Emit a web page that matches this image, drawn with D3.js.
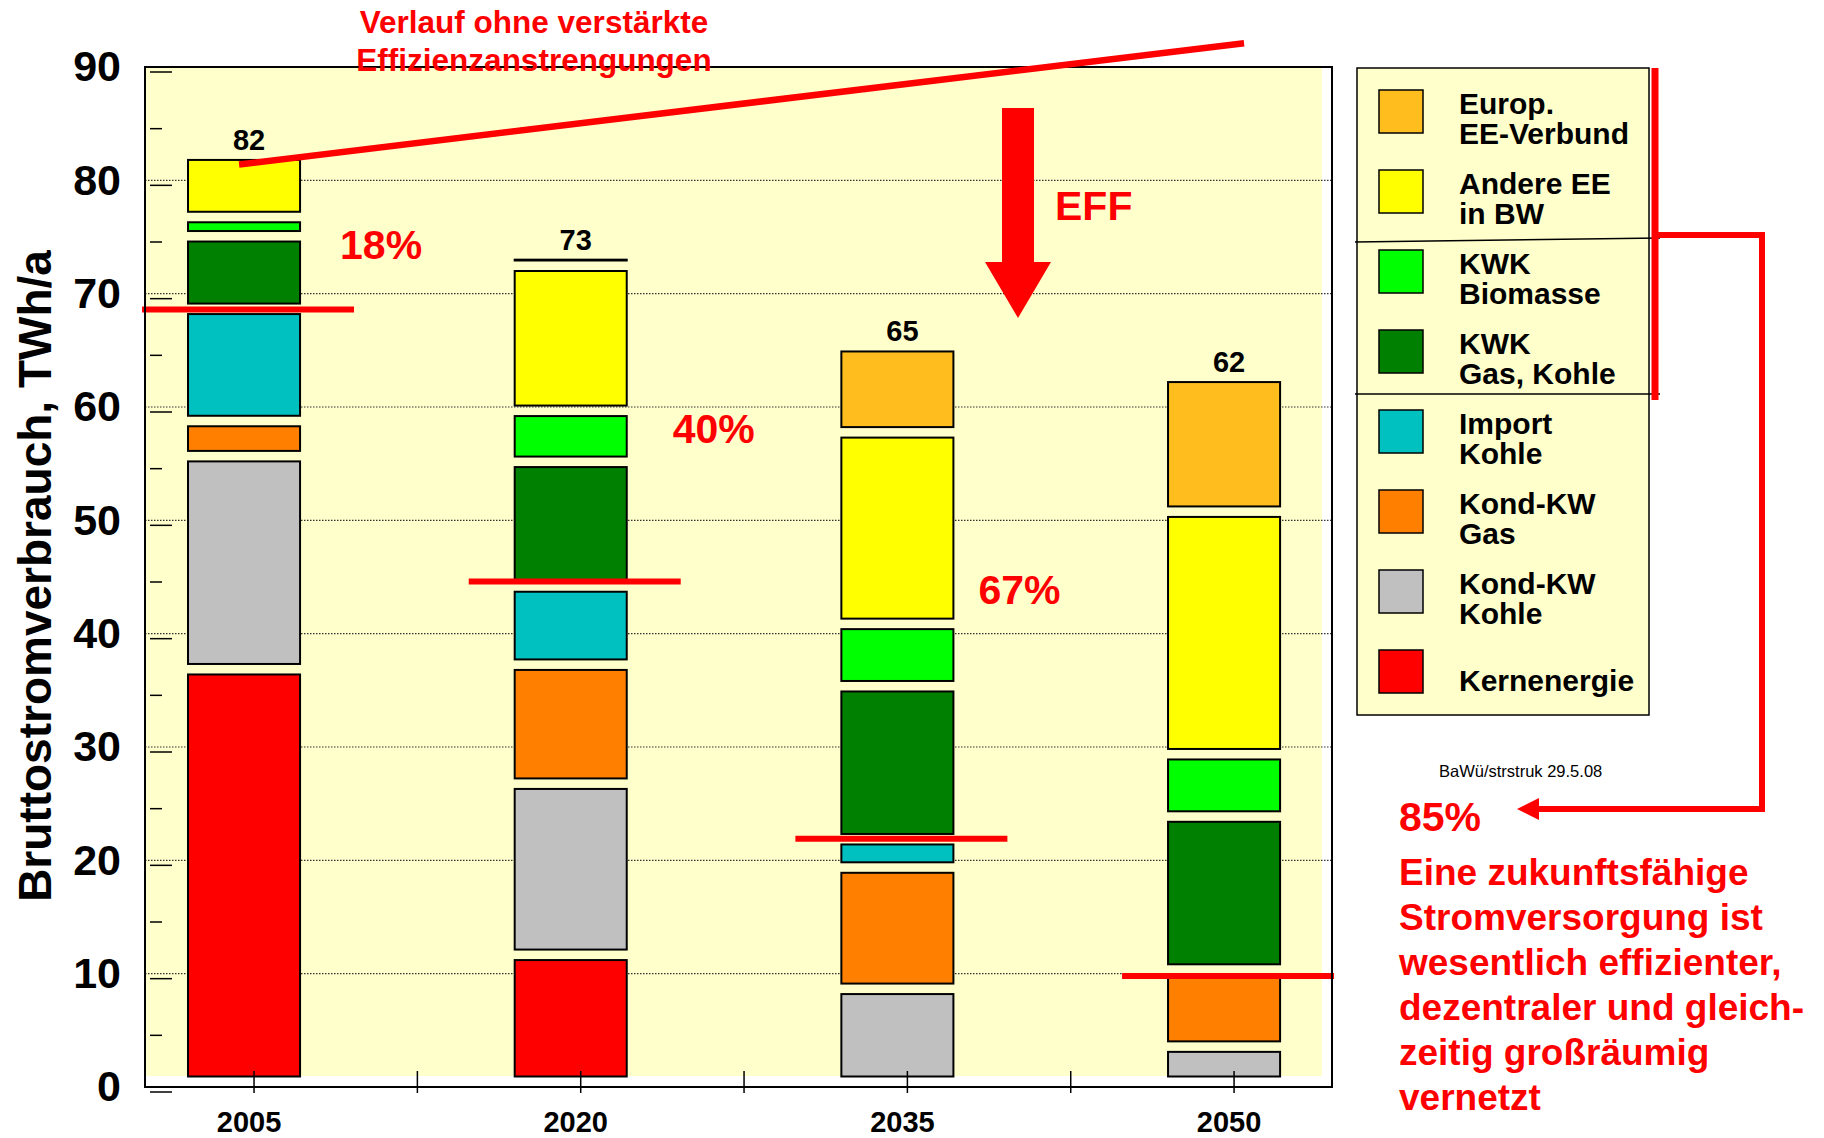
<!DOCTYPE html>
<html>
<head>
<meta charset="utf-8">
<script src="https://cdn.jsdelivr.net/npm/d3@7"></script>
<style>
    body { margin: 0; background: #fff; }
    svg { display: block; font-family: "Liberation Sans", Arial, sans-serif; }
</style>
</head>
<body>
<div id="chart"></div>
<script>
// categories
const years = ["2005", "2020", "2035", "2050"];

// stacked from bottom to top, TWh/a
const sources = [
    "Kernenergie",
    "Kond-KW Kohle",
    "Kond-KW Gas",
    "Import Kohle",
    "KWK Gas, Kohle",
    "KWK Biomasse",
    "Andere EE in BW",
    "Europ. EE-Verbund",
];
const kernenergie = [36.4, 11.2, 0, 0];
const kondKohle = [18.8, 15.1, 8.2, 3.1];
const kondGas = [3.1, 10.5, 10.7, 6.8];
const importKohle = [9.9, 6.9, 2.5, 0];
const kwkFossil = [6.4, 11.0, 13.5, 13.5];
const kwkBiomasse = [1.7, 4.5, 5.5, 5.5];
const andereEE = [5.5, 12.8, 16.9, 21.4];
const europEE = [0, 1.0, 7.6, 11.9];

const totalLabels = ["82", "73", "65", "62"];

// red marker for the renewable share in each bar
const shareLineValues = [68.6, 44.6, 21.9, 9.8];
const shareLabels = ["18%", "40%", "67%"];

// "Verlauf ohne verstärkte Effizienzanstrengungen", 2005 -> 2050
const trendValues = [81.4, 92.1];

const yTicks = [0, 10, 20, 30, 40, 50, 60, 70, 80, 90];
const yMinorTicks = [0, 5, 10, 15, 20, 25, 30, 35, 40, 45, 50, 55, 60, 65, 70, 75, 80, 85, 90];

const legendLabels = [
    ["Europ.", "EE-Verbund"],
    ["Andere EE", "in BW"],
    ["KWK", "Biomasse"],
    ["KWK", "Gas, Kohle"],
    ["Import", "Kohle"],
    ["Kond-KW", "Gas"],
    ["Kond-KW", "Kohle"],
    ["Kernenergie"],
];

const conclusion = [
    "Eine zukunftsfähige",
    "Stromversorgung ist",
    "wesentlich effizienter,",
    "dezentraler und gleich-",
    "zeitig großräumig",
    "vernetzt",
];

const colors = ["#ff0000", "#c0c0c0", "#ff8000", "#00c0c0", "#008000", "#00ff00", "#ffff00", "#ffbe1e"];
const red = "#ff0000";

const width = 1824;
const height = 1138;
const frameLeft = 145;
const frameRight = 1332;
const frameTop = 67;
const frameBottom = 1087;
const gap = 10.5; // white gap under every segment

const seriesValues = [kernenergie, kondKohle, kondGas, importKohle, kwkFossil, kwkBiomasse, andereEE, europEE];
const rows = years.map((yr, i) => {
    const r = { year: yr };
    sources.forEach((k, j) => (r[k] = seriesValues[j][i]));
    return r;
});
const stacked = d3.stack().keys(sources)(rows);
const stackTop = rows.map((r) => d3.sum(sources, (k) => r[k]));

const y = d3.scaleLinear().domain([0, 90]).range([frameBottom, frameTop]);
const x = d3
    .scaleBand()
    .domain(years)
    .range([80.7, 1387.4])
    .paddingInner(0.657)
    .paddingOuter(0.3285);
const bw = x.bandwidth();
const cx = (yr) => x(yr) + bw / 2;

const svg = d3
    .select("#chart")
    .append("svg")
    .attr("width", width)
    .attr("height", height)
    .attr("viewBox", `0 0 ${width} ${height}`);

// plot background
svg.append("rect")
    .attr("x", frameLeft)
    .attr("y", frameTop)
    .attr("width", frameRight - 10 - frameLeft)
    .attr("height", frameBottom - 11 - frameTop)
    .attr("fill", "#ffffcc");

// dotted gridlines
svg.append("g")
    .selectAll("line")
    .data(yTicks.filter((v) => v > 0 && v < 90))
    .join("line")
    .attr("x1", frameLeft)
    .attr("x2", frameRight)
    .attr("y1", (d) => y(d))
    .attr("y2", (d) => y(d))
    .attr("stroke", "#333")
    .attr("stroke-width", 1.2)
    .attr("stroke-dasharray", "1.5,1.5");

// small tick marks inside the frame
svg.append("g")
    .selectAll("line")
    .data(yMinorTicks)
    .join("line")
    .attr("x1", frameLeft + 5)
    .attr("x2", (d) => (d % 10 === 0 ? frameLeft + 27 : frameLeft + 17))
    .attr("y1", (d) => y(d) + 5)
    .attr("y2", (d) => y(d) + 5)
    .attr("stroke", "#000")
    .attr("stroke-width", 1.5);

// stacked bars
svg.append("g")
    .selectAll("g")
    .data(stacked)
    .join("g")
    .attr("fill", (d, i) => colors[i])
    .selectAll("rect")
    .data((d) => d.filter((s) => s[1] - s[0] > 0))
    .join("rect")
    .attr("x", (d) => x(d.data.year))
    .attr("width", bw)
    .attr("y", (d) => y(d[1]))
    .attr("height", (d) => Math.max(0, y(d[0]) - gap - y(d[1])))
    .attr("stroke", "#000")
    .attr("stroke-width", 2);

// totals above the bars
svg.append("g")
    .selectAll("text")
    .data(years)
    .join("text")
    .attr("x", (d) => cx(d) + 5)
    .attr("y", (d, i) => y(stackTop[i]) - 10)
    .attr("text-anchor", "middle")
    .attr("font-size", 29)
    .attr("font-weight", "bold")
    .text((d, i) => totalLabels[i]);

// renewable share lines
svg.append("g")
    .selectAll("line")
    .data(years)
    .join("line")
    .attr("x1", (d) => cx(d) - 102)
    .attr("x2", (d) => cx(d) + 110)
    .attr("y1", (d, i) => y(shareLineValues[i]))
    .attr("y2", (d, i) => y(shareLineValues[i]))
    .attr("stroke", red)
    .attr("stroke-width", 6);

const shareLabelPos = [
    { dx: 96, v: 73.1 },
    { dx: 102, v: 56.8 },
    { dx: 81, v: 42.6 },
];
svg.append("g")
    .selectAll("text")
    .data(shareLabels)
    .join("text")
    .attr("x", (d, i) => cx(years[i]) + shareLabelPos[i].dx)
    .attr("y", (d, i) => y(shareLabelPos[i].v))
    .attr("font-size", 41)
    .attr("font-weight", "bold")
    .attr("fill", red)
    .text((d) => d);

// x axis: frame bottom, ticks at the bars and between them
const xTicks = [];
years.forEach((yr, i) => {
    xTicks.push(cx(yr) + 10);
    if (i < years.length - 1) xTicks.push(cx(yr) + x.step() / 2 + 10);
});
svg.append("g")
    .selectAll("line")
    .data(xTicks)
    .join("line")
    .attr("x1", (d) => d)
    .attr("x2", (d) => d)
    .attr("y1", frameBottom - 16)
    .attr("y2", frameBottom + 6)
    .attr("stroke", "#000")
    .attr("stroke-width", 1.5);

svg.append("g")
    .attr("transform", `translate(5,${frameBottom})`)
    .call(d3.axisBottom(x).tickSize(0).tickPadding(24))
    .call((g) => g.select(".domain").remove())
    .call((g) =>
        g
            .selectAll("text")
            .attr("font-family", "Liberation Sans, Arial, sans-serif")
            .attr("font-size", 29)
            .attr("font-weight", "bold")
            .attr("fill", "#000")
    );

// y axis labels
svg.append("g")
    .attr("transform", `translate(${frameLeft},0)`)
    .call(d3.axisLeft(y).tickValues(yTicks).tickSize(0).tickPadding(24))
    .call((g) => g.select(".domain").remove())
    .call((g) =>
        g
            .selectAll("text")
            .attr("font-family", "Liberation Sans, Arial, sans-serif")
            .attr("font-size", 43)
            .attr("font-weight", "bold")
            .attr("fill", "#000")
    );

svg.append("text")
    .attr("transform", `translate(51,576) rotate(-90)`)
    .attr("text-anchor", "middle")
    .attr("font-size", 46)
    .attr("font-weight", "bold")
    .text("Bruttostromverbrauch, TWh/a");

// frame
svg.append("rect")
    .attr("x", frameLeft)
    .attr("y", frameTop)
    .attr("width", frameRight - frameLeft)
    .attr("height", frameBottom - frameTop)
    .attr("fill", "none")
    .attr("stroke", "#000")
    .attr("stroke-width", 2);

// trend without efficiency
svg.append("line")
    .attr("x1", cx("2005") - 5)
    .attr("y1", y(trendValues[0]))
    .attr("x2", cx("2050") + 20)
    .attr("y2", y(trendValues[1]))
    .attr("stroke", red)
    .attr("stroke-width", 6.5);

svg.append("g")
    .selectAll("text")
    .data(["Verlauf ohne verstärkte", "Effizienzanstrengungen"])
    .join("text")
    .attr("x", 534)
    .attr("y", (d, i) => 33 + i * 37.5)
    .attr("text-anchor", "middle")
    .attr("font-size", 31.5)
    .attr("font-weight", "bold")
    .attr("fill", red)
    .text((d) => d);

// EFF arrow
const ax = 1018;
svg.append("path")
    .attr(
        "d",
        `M${ax - 16},108 H${ax + 16} V262 H${ax + 33} L${ax},318 L${ax - 33},262 H${ax - 16} Z`
    )
    .attr("fill", red);
svg.append("text")
    .attr("x", 1055)
    .attr("y", 220)
    .attr("font-size", 41)
    .attr("font-weight", "bold")
    .attr("fill", red)
    .text("EFF");

// legend
const legend = svg.append("g").attr("transform", "translate(1357,68)");
legend
    .append("rect")
    .attr("width", 292)
    .attr("height", 647)
    .attr("fill", "#ffffcc")
    .attr("stroke", "#000")
    .attr("stroke-width", 1.5);

const legendItems = legend
    .selectAll("g.item")
    .data(legendLabels)
    .join("g")
    .attr("class", "item")
    .attr("transform", (d, i) => `translate(0,${22 + i * 80})`);

legendItems
    .append("rect")
    .attr("x", 22)
    .attr("width", 44)
    .attr("height", 43)
    .attr("fill", (d, i) => colors[colors.length - 1 - i])
    .attr("stroke", "#000")
    .attr("stroke-width", 1.5);

legendItems
    .selectAll("text")
    .data((d) => d.map((t) => ({ t, single: d.length === 1 })))
    .join("text")
    .attr("x", 102)
    .attr("y", (d, i) => (d.single ? 41 : 24 + i * 30))
    .attr("font-size", 30)
    .attr("font-weight", "bold")
    .text((d) => d.t);

legend
    .append("line")
    .attr("x1", -2)
    .attr("x2", 303)
    .attr("y1", 174)
    .attr("y2", 170)
    .attr("stroke", "#000")
    .attr("stroke-width", 1.5);
legend
    .append("line")
    .attr("x1", -2)
    .attr("x2", 303)
    .attr("y1", 326)
    .attr("y2", 326)
    .attr("stroke", "#000")
    .attr("stroke-width", 1.5);

// red bracket to the 85% note
svg.append("line")
    .attr("x1", 1655)
    .attr("x2", 1655)
    .attr("y1", 68)
    .attr("y2", 400)
    .attr("stroke", red)
    .attr("stroke-width", 7);
svg.append("path")
    .attr("d", "M1655,235 H1762 V809 H1536")
    .attr("fill", "none")
    .attr("stroke", red)
    .attr("stroke-width", 6);
svg.append("path")
    .attr("d", "M1517,809 L1539,798 L1539,820 Z")
    .attr("fill", red);

svg.append("text")
    .attr("x", 1439)
    .attr("y", 777)
    .attr("font-size", 16.5)
    .text("BaWü/strstruk 29.5.08");

svg.append("text")
    .attr("x", 1399)
    .attr("y", 831)
    .attr("font-size", 41)
    .attr("font-weight", "bold")
    .attr("fill", red)
    .text("85%");

svg.append("g")
    .selectAll("text")
    .data(conclusion)
    .join("text")
    .attr("x", 1399)
    .attr("y", (d, i) => 884.5 + i * 45.1)
    .attr("font-size", 37)
    .attr("font-weight", "bold")
    .attr("fill", red)
    .text((d) => d);
</script>
</body>
</html>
● ● ● ● ● ● ●
Prompt: Copy nothing but the lines from the top of the data down to the line containing "const trendValues = [81.4, 92.1];", and leave the pictures out.

Task result:
Emit a web page that matches this image, drawn with D3.js.
<!DOCTYPE html>
<html>
<head>
<meta charset="utf-8">
<script src="https://cdn.jsdelivr.net/npm/d3@7"></script>
<style>
    body { margin: 0; background: #fff; }
    svg { display: block; font-family: "Liberation Sans", Arial, sans-serif; }
</style>
</head>
<body>
<div id="chart"></div>
<script>
// categories
const years = ["2005", "2020", "2035", "2050"];

// stacked from bottom to top, TWh/a
const sources = [
    "Kernenergie",
    "Kond-KW Kohle",
    "Kond-KW Gas",
    "Import Kohle",
    "KWK Gas, Kohle",
    "KWK Biomasse",
    "Andere EE in BW",
    "Europ. EE-Verbund",
];
const kernenergie = [36.4, 11.2, 0, 0];
const kondKohle = [18.8, 15.1, 8.2, 3.1];
const kondGas = [3.1, 10.5, 10.7, 6.8];
const importKohle = [9.9, 6.9, 2.5, 0];
const kwkFossil = [6.4, 11.0, 13.5, 13.5];
const kwkBiomasse = [1.7, 4.5, 5.5, 5.5];
const andereEE = [5.5, 12.8, 16.9, 21.4];
const europEE = [0, 1.0, 7.6, 11.9];

const totalLabels = ["82", "73", "65", "62"];

// red marker for the renewable share in each bar
const shareLineValues = [68.6, 44.6, 21.9, 9.8];
const shareLabels = ["18%", "40%", "67%"];

// "Verlauf ohne verstärkte Effizienzanstrengungen", 2005 -> 2050
const trendValues = [81.4, 92.1];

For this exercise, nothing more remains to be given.